Two years have passed since I first wrote this article and it seemed to me that it deserved to be updated. The past two years have seen several important improvements to CMOS sensor technology as well as a confirmation of the opportunity that CMOS represented. Today, there are many CMOS foundries that have announced or are already in production of CMOS sensors. Devices range from QCIF to Megapixel resolution and already, CMOS is replacing the CCD in high volume applications where cost is a driving factor.

In fact, for 1999 and 2000, CMOS sensors will probably overtake CCDs for the VGA and lower resolution portions of the digital camera market. Prices for VGA CMOS sensors are already below $10 and continue to fall. As well, the dark current and resulting stationary noise patterns of these devices have fallen dramatically as the foundries have learned to slightly modify their processes to improve device qualities. As a result, CMOS devices of today offer no serious drawbacks in comparison to CCDs for these low-resolution applications.

At the lower price category, the additional cost difference represented by the integration of the A/D and timing circuits required by CCDs represents a more important advantage than at the higher cost camera segment of the market. This further draws CMOS into these markets.

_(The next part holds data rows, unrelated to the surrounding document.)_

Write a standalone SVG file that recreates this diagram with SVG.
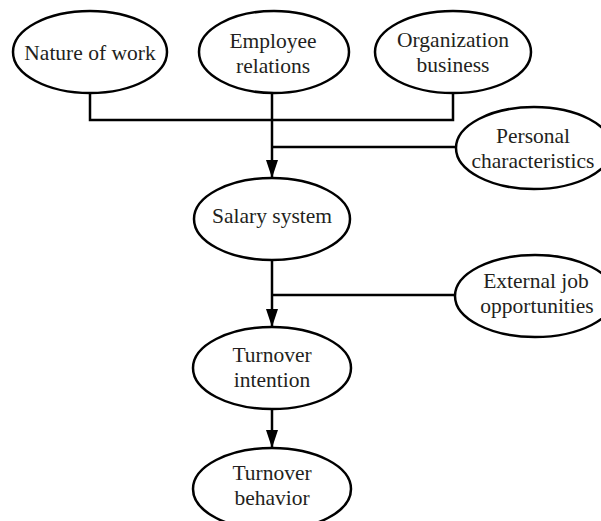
<svg xmlns="http://www.w3.org/2000/svg" width="601" height="521" viewBox="0 0 601 521">
<defs>
<style>
.node ellipse{fill:#fff;stroke:#000;stroke-width:2.5}
.node text{font-family:"Liberation Serif","Times New Roman",serif;font-size:21.5px;fill:#231f20;text-anchor:middle}
.conn{fill:none;stroke:#000;stroke-width:2.5}
</style>
<marker id="arr" markerUnits="userSpaceOnUse" markerWidth="18" markerHeight="12" refX="18" refY="6" viewBox="0 0 18 12" orient="auto">
<path d="M0,0 L18,6 L0,12 Z" fill="#000"/>
</marker>
</defs>
<rect width="601" height="521" fill="#fff"/>
<g id="connectors">
<path class="conn" d="M90,93 V120 H453 V93"/>
<path class="conn" d="M272,93 V178" marker-end="url(#arr)"/>
<path class="conn" d="M272,147 H456"/>
<path class="conn" d="M272,260 V327" marker-end="url(#arr)"/>
<path class="conn" d="M272,295 H456"/>
<path class="conn" d="M272,408 V448" marker-end="url(#arr)"/>
</g>
<g id="nature" class="node"><ellipse cx="90" cy="52" rx="77" ry="41"/><text x="90" y="60">Nature of work</text></g>
<g id="employee" class="node"><ellipse cx="274" cy="52" rx="75" ry="41"/><text x="273" y="48">Employee</text><text x="273" y="73">relations</text></g>
<g id="organization" class="node"><ellipse cx="453" cy="52" rx="78" ry="41"/><text x="453" y="47">Organization</text><text x="453" y="72">business</text></g>
<g id="personal" class="node"><ellipse cx="534" cy="148" rx="78" ry="41"/><text x="533" y="143">Personal</text><text x="533" y="168">characteristics</text></g>
<g id="salary" class="node"><ellipse cx="272" cy="219" rx="78" ry="41"/><text x="272" y="223">Salary system</text></g>
<g id="external" class="node"><ellipse cx="535" cy="296" rx="80" ry="41"/><text x="536" y="288">External job</text><text x="537" y="313">opportunities</text></g>
<g id="intention" class="node"><ellipse cx="272" cy="368" rx="79" ry="41"/><text x="272" y="362">Turnover</text><text x="272" y="387">intention</text></g>
<g id="behavior" class="node"><ellipse cx="272" cy="489" rx="79" ry="41"/><text x="272" y="480">Turnover</text><text x="272" y="505">behavior</text></g>
</svg>
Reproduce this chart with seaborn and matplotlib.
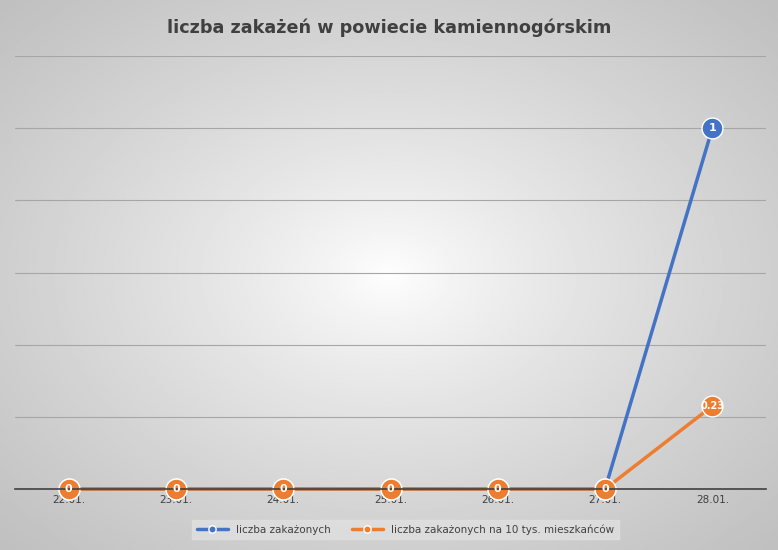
import matplotlib.pyplot as plt
import seaborn as sns
import pandas as pd
import numpy as np

dates = ['22.01.', '23.01.', '24.01.', '25.01.', '26.01.', '27.01.', '28.01.']
infected = [0, 0, 0, 0, 0, 0, 1]
per_10k = [0, 0, 0, 0, 0, 0, 0.23]
infected_labels = [None, None, None, None, None, None, '1']
per_10k_labels = ['0', '0', '0', '0', '0', '0', '0.23']

sns.set_style('white')
plt.rcParams['font.family'] = ['DejaVu Sans']

fig = plt.figure(figsize=(7.78, 5.5), dpi=100)

# radial gray gradient background like Excel
bg = fig.add_axes([0, 0, 1, 1], zorder=-10)
yy, xx = np.mgrid[-1:1:300j, -1:1:400j]
r = np.sqrt(xx**2 + yy**2) / np.sqrt(2)
bg.imshow(1 - 0.25 * r**0.8, cmap='gray', vmin=0, vmax=1, aspect='auto', extent=[0, 1, 0, 1])
bg.axis('off')

ax = fig.add_axes([15 / 778, 61 / 550, 751 / 778, 433 / 550])
ax.patch.set_alpha(0)

df = pd.DataFrame({'date': dates, 'liczba zakażonych': infected,
                   'liczba zakażonych na 10 tys. mieszkańców': per_10k})
x = np.arange(len(dates))
style = dict(lw=2.5, marker='o', markersize=15, markeredgecolor='white', markeredgewidth=1, clip_on=False)
sns.lineplot(x=x, y=df['liczba zakażonych'], ax=ax, color='#4472c4',
             label='liczba zakażonych', **style)
sns.lineplot(x=x, y=df['liczba zakażonych na 10 tys. mieszkańców'], ax=ax, color='#ed7d31',
             label='liczba zakażonych na 10 tys. mieszkańców', **style)

for xi, yi, lab in zip(x, infected, infected_labels):
    if lab:
        ax.text(xi, yi, lab, color='white', ha='center', va='center', fontsize=8, fontweight='bold', zorder=5)
for xi, yi, lab in zip(x, per_10k, per_10k_labels):
    ax.text(xi, yi, lab, color='white', ha='center', va='center',
            fontsize=8 if lab == '0' else 7, fontweight='bold', zorder=5)

ax.set_xlim(-0.5, len(dates) - 0.5)
ax.set_ylim(0, 1.2)
ax.set_yticks(np.arange(0, 1.21, 0.2))
ax.set_yticklabels([])
ax.tick_params(axis='y', length=0)
ax.grid(axis='y', color='#a6a6a6', lw=0.8)
ax.set_xticks(x)
ax.set_xticklabels(dates, fontsize=7.5, color='#404040')
ax.tick_params(axis='x', length=0, pad=4)
for s in ['top', 'right', 'left']:
    ax.spines[s].set_visible(False)
ax.spines['bottom'].set_color('#404040')
ax.spines['bottom'].set_linewidth(1.2)
ax.set_xlabel('')
ax.set_ylabel('')

leg = ax.legend(loc='upper center', bbox_to_anchor=(0.52, -0.06), ncol=2, fontsize=7.5,
                frameon=True, fancybox=False, markerscale=0.35, handlelength=3)
leg.get_frame().set_facecolor('#e0e0e0')
leg.get_frame().set_edgecolor('#e0e0e0')
for t in leg.get_texts():
    t.set_color('#404040')

fig.text(0.5, 0.95, 'liczba zakażeń w powiecie kamiennogórskim', ha='center', va='center',
         fontsize=12.7, fontweight='bold', color='#404040')

fig.savefig('out.png', dpi=100)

The future, with respect to digital cameras, is clear. However, the more important opportunity for CMOS sensors still rests with its ability to mix other functions with the sensor in a single die for exceedingly low-cost applications. These “smart sensors” which will include some processing and “seeing” in a single package will revolutionize the sensor market and open extraordinarily high volume opportunities in industrial and consumer imaging. In most of these applications, a person will never actually see the acquired image, but rather, a processed result will be offered outside the device. That result might be an indication of motion, identity or position or an endless list of other image attributes.

We are at the edge of a major transition in the inclusion of imaging in the machines around us and the advent of the CMOS sensor was a critical step to the growth and success of this market.